Continuing the symphonic tradition in Cebu City
In 1991, pianist Ingrid Sala Santamaria ventured into the heroic task of providing musical education for Cebu’s musically talented individuals, many of whom learned music from the musical classes held by the Salvador and Pilar Sala Foundation, Inc. in Cebu City.
The training was geared toward putting up a symphony orchestra to answer Cebu City’s musical needs.
Halfway through the 10-year development plan, the Cebu Youth Symphony Orchestra was born in 1995. By 2000 it had graduated into a mature Peace Philharmonic Philippines.
Throughout the decade, Sala Santamaria passionately managed the training of these budding musicians she literally gathered from one Cebu town to another. She personally attended to their training, inviting pedagogues from Manila and abroad, and managed the foundation’s financial and artistic concerns.
All those years, she starved “pianistically” as she did not play the piano, except on the rare occasions when the orchestra would need her to collaborate.
On her 77th birthday on Feb. 25, she was surprised by a “tribute,” a grand reunion concert by the alumni of the foundation.
Billed a “Grand Finale” concert, the event was organized by the siblings Hannah Magdadaro Go and Hazel Magdadaro Sanchez and their parents at the Pacific Ballroom of Waterfront Hotel and Casino in Lahug, Cebu City.
Former members of the Cebu Youth symphony Orchestra (CYSO) and the Peace Philharmonic Philippines (PPP), and some alumni of the foundation and volunteer musicians from Japan, Australia and Manila who had played with CYSO and PPO, came over to partake of the celebration.
The Japanese musicians were Masamoto Toyoda (cello); Mizue Kikuchi Hoshi (violin 1); Chiseko Kubo (piano); Ai Iwamto Nagayama (French horn); Kazuko Uehara (viola); and Miyuki Nago (tuba).
Rey Lecciones (violin) came all the way from Perth, Australia.
From Manila came Sara Maria Gonzales (violin); concert master; Joseph Brian Simafranca (violin); Arnold Josue (cello), Ariel Perez (bassoon); Jeffrey Solares (violin); and Princess Christine Ybañez (violin).
Thriving music scene
It was a big orchestra that potently crafted a brilliant symphonic sound, conducted by its previous conductor, Rodelio Flores, who flew over from Oregon, where he and his family are now based.
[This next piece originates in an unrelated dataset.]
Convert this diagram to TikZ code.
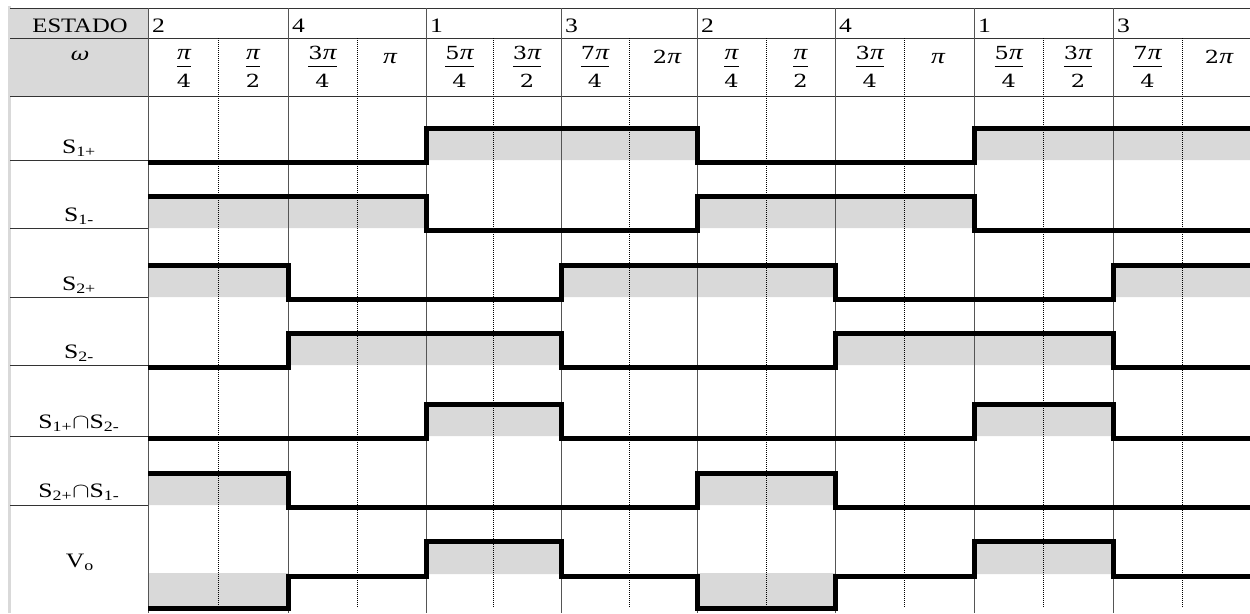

Cebu has a thriving, dynamic musical environment. There are nine music studios being manned by alumni of CYSO and PPP. Four other vibrant orchestra groups exists in the city and environs: Cebu Philharmonic Orchestra (CPO), Classic Youth Orchestra (CYO), Visayas Symphony Orchestra (VSO), and JRG Visayanian Orchestra and Sinfonia.
Of the over 100 alumni, 75 are based in Cebu and are actively engaged in musical playing. Twenty-one of them teach in colleges and schools in the province. Some alumni are also engaged as choral directors.
The program included Beethoven’s Symphony No. 1 in C Major; Sibelius’ “Valse Triste” and “Finlandia”; Green’s Overture on Philippine Folk Songs; and Grieg’s Piano Concerto No. 1 in A Major, with Sala Santamaria as soloist.
Reunited after several years, the musicians played with gusto, especially when they played “Happy Birthday” song in honor of their musical mother.
In her message, Sala Santamaria recalled that, years ago, putting up the orchestra was not a bed of roses. The hurdles were conquered, and now the orchestra she just played with was a robust harvest that continues to enrich the musical-cultural scene of the province of Cebu.
Tonight, she said, is “a monument, not necessarily for me alone because it is my birthday, but a toast for what music can do for humanity.”